Hulu Is Not Ready To Go Public

Hulu is testing the waters for an IPO, hoping to get a valuation of $2 billion, according to the New York Times. A Hulu IPO would be a pure play on the transition of TV to the Web. While the company has not yet filed with the SEC, in the past it claimed to have 2009 revenues of $100 million, and is perhaps on track to double that this year.

It is not clear how profitable Hulu can be, or how viable its long-term survival will be. Hulu already has to fork over as much as half or more of its advertising revenues to its TV network partners/backers (Fox, NBC, and ABC). But it is not a complete experience. You can’t watch CBS shows on Hulu, and earlier this year Viacom decided to pull its most popular shows from Comedy Central. And NBC’s new owner Comcast has its own plans for streaming TV on the Web. It is not clear how long it will continue to support Hulu.
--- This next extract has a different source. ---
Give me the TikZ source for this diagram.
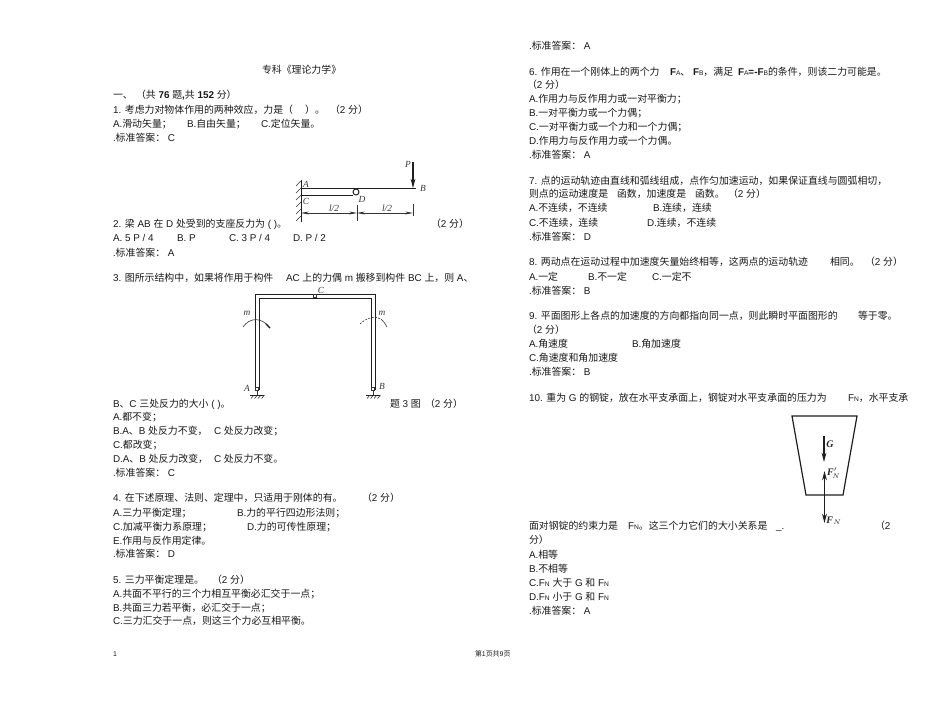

Until we see it’s actual SEC filing with audited financials, investors won’t be able to make an informed decision one way or another. Maybe I’ll be blown away by the numbers and they will change my mind. But from what I know right now, I’d say Hulu still has some proving to do.

The streaming video site is the tenth largest in the U.S., with 28.5 million unique viewers in July (according to comScore, which recently changed its methodology—Hulu used to be No. 2 after YouTube). But Hulu is still No. 2 in terms of viewer engagement, streaming an average of 158 minutes per viewer each month. And in terms of video ads served, it is No. 1, with an estimated 783 million video ads served in July, nearly twice as much as the next largest video ad network (Tremor Media).
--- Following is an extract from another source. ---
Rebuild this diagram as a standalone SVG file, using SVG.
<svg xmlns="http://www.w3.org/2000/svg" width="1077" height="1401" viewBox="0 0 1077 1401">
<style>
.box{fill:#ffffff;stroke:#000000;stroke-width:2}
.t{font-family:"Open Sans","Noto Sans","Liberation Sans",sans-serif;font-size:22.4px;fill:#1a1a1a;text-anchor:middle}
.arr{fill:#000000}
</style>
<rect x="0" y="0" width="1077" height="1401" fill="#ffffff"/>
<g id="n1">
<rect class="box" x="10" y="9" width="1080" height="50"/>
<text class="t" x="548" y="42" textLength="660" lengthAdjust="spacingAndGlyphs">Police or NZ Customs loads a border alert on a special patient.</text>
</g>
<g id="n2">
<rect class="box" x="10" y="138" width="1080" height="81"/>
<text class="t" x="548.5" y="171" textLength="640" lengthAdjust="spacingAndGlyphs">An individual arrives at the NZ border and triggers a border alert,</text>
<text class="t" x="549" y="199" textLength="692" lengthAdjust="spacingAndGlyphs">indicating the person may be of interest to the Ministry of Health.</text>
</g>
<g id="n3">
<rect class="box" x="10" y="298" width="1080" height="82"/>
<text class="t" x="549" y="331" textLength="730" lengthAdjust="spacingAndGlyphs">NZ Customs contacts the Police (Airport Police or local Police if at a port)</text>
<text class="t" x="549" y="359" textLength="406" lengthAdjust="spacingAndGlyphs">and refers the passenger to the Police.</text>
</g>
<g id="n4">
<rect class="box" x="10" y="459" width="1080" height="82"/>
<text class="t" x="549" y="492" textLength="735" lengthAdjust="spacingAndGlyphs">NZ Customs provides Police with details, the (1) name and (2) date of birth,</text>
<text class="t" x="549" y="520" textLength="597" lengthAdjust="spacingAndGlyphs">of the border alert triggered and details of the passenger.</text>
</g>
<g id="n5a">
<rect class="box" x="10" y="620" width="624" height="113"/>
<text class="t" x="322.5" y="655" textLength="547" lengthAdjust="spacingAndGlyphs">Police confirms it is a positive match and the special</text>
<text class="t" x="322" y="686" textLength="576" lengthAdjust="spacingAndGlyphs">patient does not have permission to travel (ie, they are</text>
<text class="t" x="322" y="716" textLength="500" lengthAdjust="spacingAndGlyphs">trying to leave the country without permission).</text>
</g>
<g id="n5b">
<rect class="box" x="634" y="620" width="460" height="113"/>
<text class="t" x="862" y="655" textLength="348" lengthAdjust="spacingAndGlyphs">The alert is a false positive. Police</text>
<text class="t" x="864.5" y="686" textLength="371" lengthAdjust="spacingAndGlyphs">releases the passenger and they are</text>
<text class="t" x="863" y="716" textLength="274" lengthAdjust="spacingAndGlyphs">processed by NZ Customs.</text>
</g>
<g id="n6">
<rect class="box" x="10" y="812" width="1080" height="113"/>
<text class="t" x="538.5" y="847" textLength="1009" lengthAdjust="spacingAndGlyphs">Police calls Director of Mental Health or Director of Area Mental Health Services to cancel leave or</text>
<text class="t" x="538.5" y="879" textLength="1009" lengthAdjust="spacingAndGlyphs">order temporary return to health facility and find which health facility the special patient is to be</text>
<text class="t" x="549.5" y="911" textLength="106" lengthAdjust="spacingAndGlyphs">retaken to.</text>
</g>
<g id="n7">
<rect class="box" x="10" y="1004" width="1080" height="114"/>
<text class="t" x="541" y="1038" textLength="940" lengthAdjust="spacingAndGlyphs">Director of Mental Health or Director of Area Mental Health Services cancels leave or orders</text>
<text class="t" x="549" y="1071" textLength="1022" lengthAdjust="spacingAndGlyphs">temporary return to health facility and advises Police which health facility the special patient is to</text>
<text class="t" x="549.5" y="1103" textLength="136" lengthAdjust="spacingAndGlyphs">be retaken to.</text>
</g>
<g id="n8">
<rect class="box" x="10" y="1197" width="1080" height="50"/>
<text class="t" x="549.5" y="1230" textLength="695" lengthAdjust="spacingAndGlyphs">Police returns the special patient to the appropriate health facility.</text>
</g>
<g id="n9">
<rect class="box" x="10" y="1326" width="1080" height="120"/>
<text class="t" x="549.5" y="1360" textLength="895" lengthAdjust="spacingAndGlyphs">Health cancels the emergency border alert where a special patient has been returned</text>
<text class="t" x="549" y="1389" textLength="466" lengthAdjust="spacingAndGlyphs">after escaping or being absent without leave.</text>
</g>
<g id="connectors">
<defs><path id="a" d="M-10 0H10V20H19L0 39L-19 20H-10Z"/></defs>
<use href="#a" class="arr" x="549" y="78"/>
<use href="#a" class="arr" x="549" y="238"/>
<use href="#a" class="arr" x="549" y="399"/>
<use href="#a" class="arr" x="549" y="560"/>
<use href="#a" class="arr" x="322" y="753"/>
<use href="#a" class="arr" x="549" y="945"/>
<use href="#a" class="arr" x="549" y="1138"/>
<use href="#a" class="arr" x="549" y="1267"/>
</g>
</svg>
Hulu is preparing to launch a premium subscription service for $10 a month, which will supplement its advertising revenues. Investors are going to want to see some traction there before attributing too much revenues to Hulu Plus.

The subscription service will help diversify Hulu’s revenues and make it less solely dependent on advertising, while at the same time creating more loyal users. The subscription service will still shows ads, but it includes a deeper catalog of shows which never expire (as they do on the site). But CBS shows will still be missing, and there will be no Daily Show. Gaps like these will make the $10 subscription a harder sell.
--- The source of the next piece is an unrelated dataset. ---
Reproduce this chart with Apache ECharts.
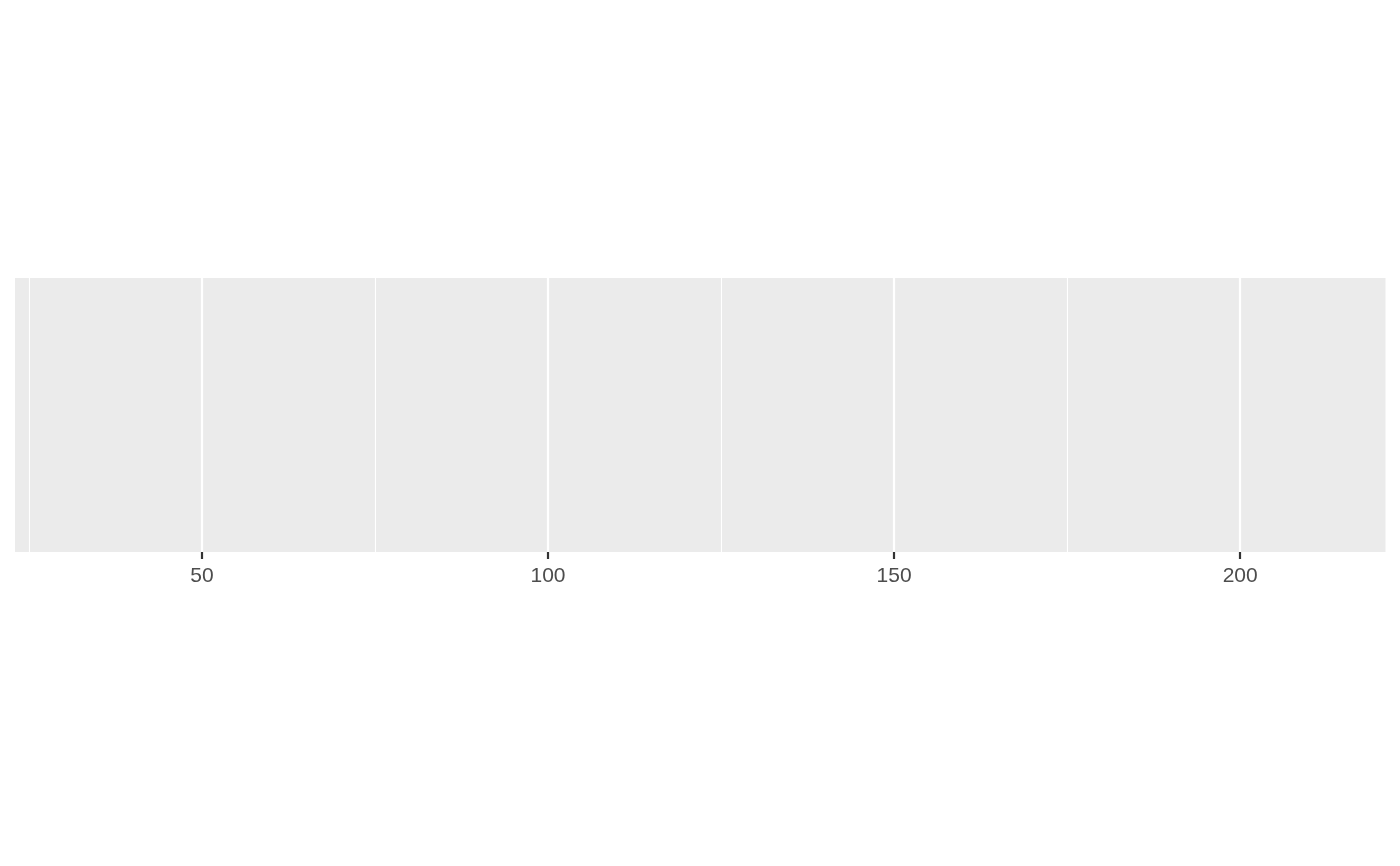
<!DOCTYPE html>
<html>
<head>
<meta charset="utf-8">
<script src="https://cdn.jsdelivr.net/npm/echarts@6/dist/echarts.min.js"></script>
<style>html,body{margin:0;padding:0;background:#fff}#c{width:1400px;height:866px}</style>
</head>
<body>
<div id="c"></div>
<script>
var xMin = 23;
var xMax = 221;
var majorTicks = [50, 100, 150, 200];
var minorBreaks = [25, 75, 125, 175];
var tickLabels = ['50', '100', '150', '200'];

var chart = echarts.init(document.getElementById('c'), null, {renderer: 'canvas'});
chart.setOption({
  animation: false,
  backgroundColor: '#FFFFFF',
  grid: {left: 15, right: 14.5, top: 278, height: 274, containLabel: false,
         show: true, backgroundColor: '#EBEBEB', borderWidth: 0},
  xAxis: {
    type: 'value', min: xMin, max: xMax,
    axisLine: {show: false},
    axisTick: {show: true, customValues: majorTicks, length: 7, lineStyle: {color: '#333333', width: 2.2}},
    axisLabel: {show: true, customValues: majorTicks, margin: 14, color: '#4D4D4D', fontSize: 21,
      fontFamily: 'Liberation Sans, Arial, sans-serif',
      formatter: function (v) { var i = majorTicks.indexOf(v); return i >= 0 ? tickLabels[i] : ''; }},
    splitLine: {show: true, lineStyle: {color: '#FFFFFF', width: 2.2}}
  },
  yAxis: {type: 'value', min: 0, max: 1, show: false, splitLine: {show: false}},
  series: [{
    type: 'line', data: [], silent: true,
    markLine: {
      silent: true, symbol: ['none', 'none'], label: {show: false},
      lineStyle: {color: '#FFFFFF', width: 1.1, type: 'solid'},
      emphasis: {disabled: true},
      data: minorBreaks.map(function (v) { return {xAxis: v}; })
    }
  }]
});
</script>
</body>
</html>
Meanwhile, Hulu’s biggest competitor in streaming video is perhaps Netflix, which is streaming more and more movies online, and TV shows as well. In June, more people went to than Hulu for the first time, and that trend continued in July. If you look beyond TV shows and include Netflix’s streaming movies, it’s catalog of streaming video is arguably better than Hulu’s. I could see some people subscribing to both—Netflix for movies, and Hulu for TV—and still saving a ton of money by getting rid of their cable plans or simply paring back to basic cable. But Hulu needs to fill in some major programming gaps before that starts to happen.